Everyone is aware of the phrase “and pigs can fly” or its many variants to denote a general scepticism about the possibility or one venture or another. Surely. Well, if not, here is a quick example.
Person A: “That nice Mr Cameron (substitute Obama, Putin, Hollande, Howard or whichever leader’s name is relevant) is going to cut taxes, end poverty, create employment and generally make this a better world in which we can all live in peace and harmony.”
Person B: “Yeah, right, and pigs can fly.”
You get the drift. Person B doesn’t believe any of this and thinks it is very likely to be the last thing ever to happen in the world, along with pigs finding their wings.
Funny thing is you never hear people say “and pigs can swim”.
Person A: “No shadow of a doubt, Tottenham Hotspur are going to win the Premiership title this year.”
Person B: “Yeah, right, and pigs can swim.”
It doesn’t work, does it. It just ain’t right.
There is, of course, a very reasonable explanation for the collapse of the incredulation (new word, live with it); that being, that pigs can indeed swim (although Spurs supporters please be aware this is in no way suggesting that the phrase “and pigs can fly” might not be used to qualify your championship hopes).
Now, I am not going to be foolish enough to claim to have seen pigs swimming with my own eyes. I was, however, fascinated while re-reading my father’s memoirs to stumble across a short account of an incident during the Second World War which included a pig and a submarine.
My father Tony Spender was the captain of HMS Sirdar.
On taking charge of Sirdar in November 1943, he and his crew had a fortunate escape when the submarine made an unexpected dive and got stuck in the mud on the seabed.
They escaped by the skin of their teeth and after operations off Norway, set sail for the Pacific on March 15, 1944.
While based in Trincomalee – now Colombo – Sirdar engaged a number of enemy vessels, mainly Japanese
According to the excellent website www.uboat.net, quoting Sirdar’s log, on July 18, she went on the attack.
“1814 hours – Surfaced in position 07°50’N, 98°35’E and opened fire from 1000 yards on a junk of about 100 tons.
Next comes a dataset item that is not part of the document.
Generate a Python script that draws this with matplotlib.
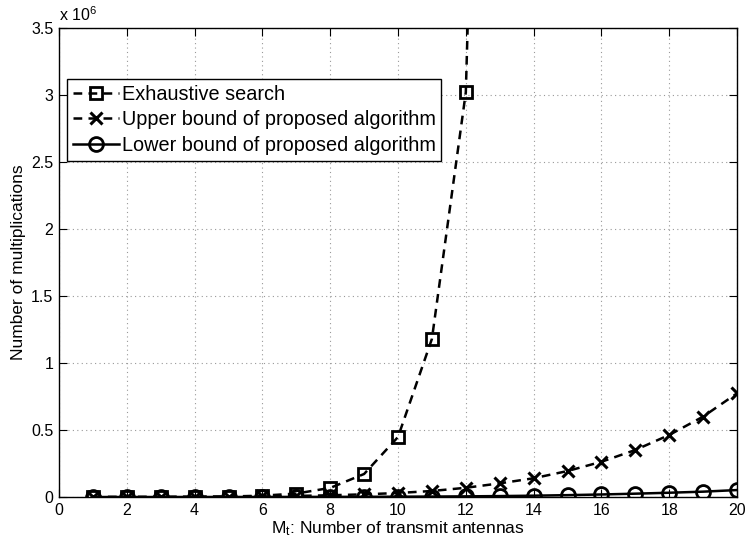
import numpy as np
import matplotlib
matplotlib.use("Agg")
import matplotlib.pyplot as plt
from matplotlib.ticker import FuncFormatter, MultipleLocator

plt.rcParams['font.family'] = ['Liberation Sans', 'DejaVu Sans']
plt.rcParams['mathtext.fontset'] = 'custom'
plt.rcParams['mathtext.rm'] = 'Liberation Sans'
plt.rcParams['mathtext.default'] = 'rm'

# number of transmit antennas
antennas = list(range(1, 21))
exhaustive_antennas = list(range(1, 14))

# multiplications needed by each scheme
exhaustive = [70, 200, 500, 1.4e3, 3.8e3, 1.0e4, 2.6e4, 6.8e4, 1.72e5,
              4.48e5, 1.18e6, 3.02e6, 1.2e7]
upper_bound = [50, 250, 700, 1.5e3, 3.0e3, 5.0e3, 8.0e3, 1.3e4, 2.0e4,
               3.0e4, 4.5e4, 6.9e4, 1.02e5, 1.40e5, 1.94e5, 2.63e5,
               3.51e5, 4.63e5, 6.00e5, 7.74e5]
lower_bound = [10, 40, 100, 200, 350, 550, 800, 1.1e3, 1.6e3, 2.5e3,
               3.5e3, 5.0e3, 7.0e3, 1.0e4, 1.4e4, 1.9e4, 2.5e4, 3.2e4,
               4.0e4, 5.2e4]

fig = plt.figure(figsize=(7.48, 5.46), dpi=100)
ax = fig.add_axes([0.0789, 0.0897, 0.9064, 0.859])

lw = 1.8
dash = (0, (3.5, 2.5))
ax.plot(exhaustive_antennas, exhaustive, color='k', lw=lw, linestyle=dash,
        marker='s', markersize=8.5, markerfacecolor='none',
        markeredgewidth=2.0, label='Exhaustive search')
ax.plot(antennas, upper_bound, color='k', lw=lw, linestyle=dash,
        marker='x', markersize=8, markeredgewidth=2.2,
        label='Upper bound of proposed algorithm')
ax.plot(antennas, lower_bound, color='k', lw=lw, linestyle='-',
        marker='o', markersize=10, markerfacecolor='none',
        markeredgewidth=2.0, label='Lower bound of proposed algorithm')

ax.set_xlim(0, 20)
ax.set_ylim(0, 3.5e6)
ax.xaxis.set_major_locator(MultipleLocator(2))
ax.yaxis.set_major_locator(MultipleLocator(0.5e6))
ax.yaxis.set_major_formatter(FuncFormatter(lambda v, p: '%g' % (v / 1e6)))
ax.tick_params(direction='in', top=True, right=True, labelsize=11.5,
               length=6, width=0.8, pad=4)
ax.grid(True, linestyle=(0, (1, 3)), color='#999999', linewidth=0.8)
for s in ax.spines.values():
    s.set_linewidth(1.0)

ax.text(0.0, 1.008, r'x 10$^{6}$', transform=ax.transAxes, fontsize=11.5,
        ha='left', va='bottom')

ax.set_xlabel(r'M$_{t}$: Number of transmit antennas', fontsize=12.5,
              labelpad=1)
ax.set_ylabel('Number of multiplications', fontsize=12.5, labelpad=4)

leg = ax.legend(loc='upper left', bbox_to_anchor=(0.0118, 0.891),
                borderaxespad=0, fontsize=14.3, fancybox=False,
                edgecolor='k', framealpha=1, handlelength=2.3,
                handletextpad=0.15, labelspacing=0.32, borderpad=0.3)
leg.get_frame().set_linewidth(1.0)

fig.savefig('out.png', dpi=100)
The third round hit. The crew meanwhile abandoned ship in their sampan. After 30 rounds had been fired the junk sank. Two more survivors were seen to be floating in the wreckage. These were picked up as well as a pig that was swimming towards the submarine.”
The uboat.net entry questions the fate of the pig; “most likely it made a good meal,” it suggests rather forlornly.*
As it turns out, the incident was odd enough for my father to have given it passing mention, enough perhaps to clear up the mystery of saving the swimming pig’s bacon, and so I leave the rest of the tale to him.
“On another occasion we had a confrontation with an escorted convoy. We pulled two survivors out of the sea but the escorts were heading our way belching smoke. It was no time to dawdle. But in the fading twilight the coxswain espied another body in the water. He was insistent that we must rescue it…To our consternation the body turned out to be a pig. A PIG.
“I was all for letting it take its chances but not so the crew. So we put a girth around its belly and lowered it down the conning tower on a heaving line.
“Down below nobody had an inkling of what was going on above. All was tense in the subdued red lighting, hands on the controls ready to dive on the instant. But they were startled by the shock which descended on them. The line broke and the pig plummeted down to the control room deck screeching blue murder. It had shrapnel wounds on its backside which gave the coxswain some practice in first aid sewing.
“The crew made a great fuss of the pig. Sailors always love a pet and it cheered them to tweak the pig’s ear before going on watch. My murmur of good fresh pork on the next patrol was not popular.
“Howeward bound with Trinco in sight the sailors took it on deck to spruce it up, ready for entering harbour. But it gave a weird squeal, jumped over the side and vanished in the sea.”
And so the pig, rescued from a sinking junk, a harbinger of good fortune and a morale boost for all on the homeward trip, chose not to remain with His Majesty’s Royal Navy but, perhaps suspecting that the carving knives were indeed sharpening, dived instead into the silken blue of the Indian Ocean; a case perhaps of preferring the Briny to the brine.
* Since this blog was posted, uboat.net has altered its entry to expunge the suggestion that the crew of the Sirdar stuck the pig on a spit and served it up for Sunday roast.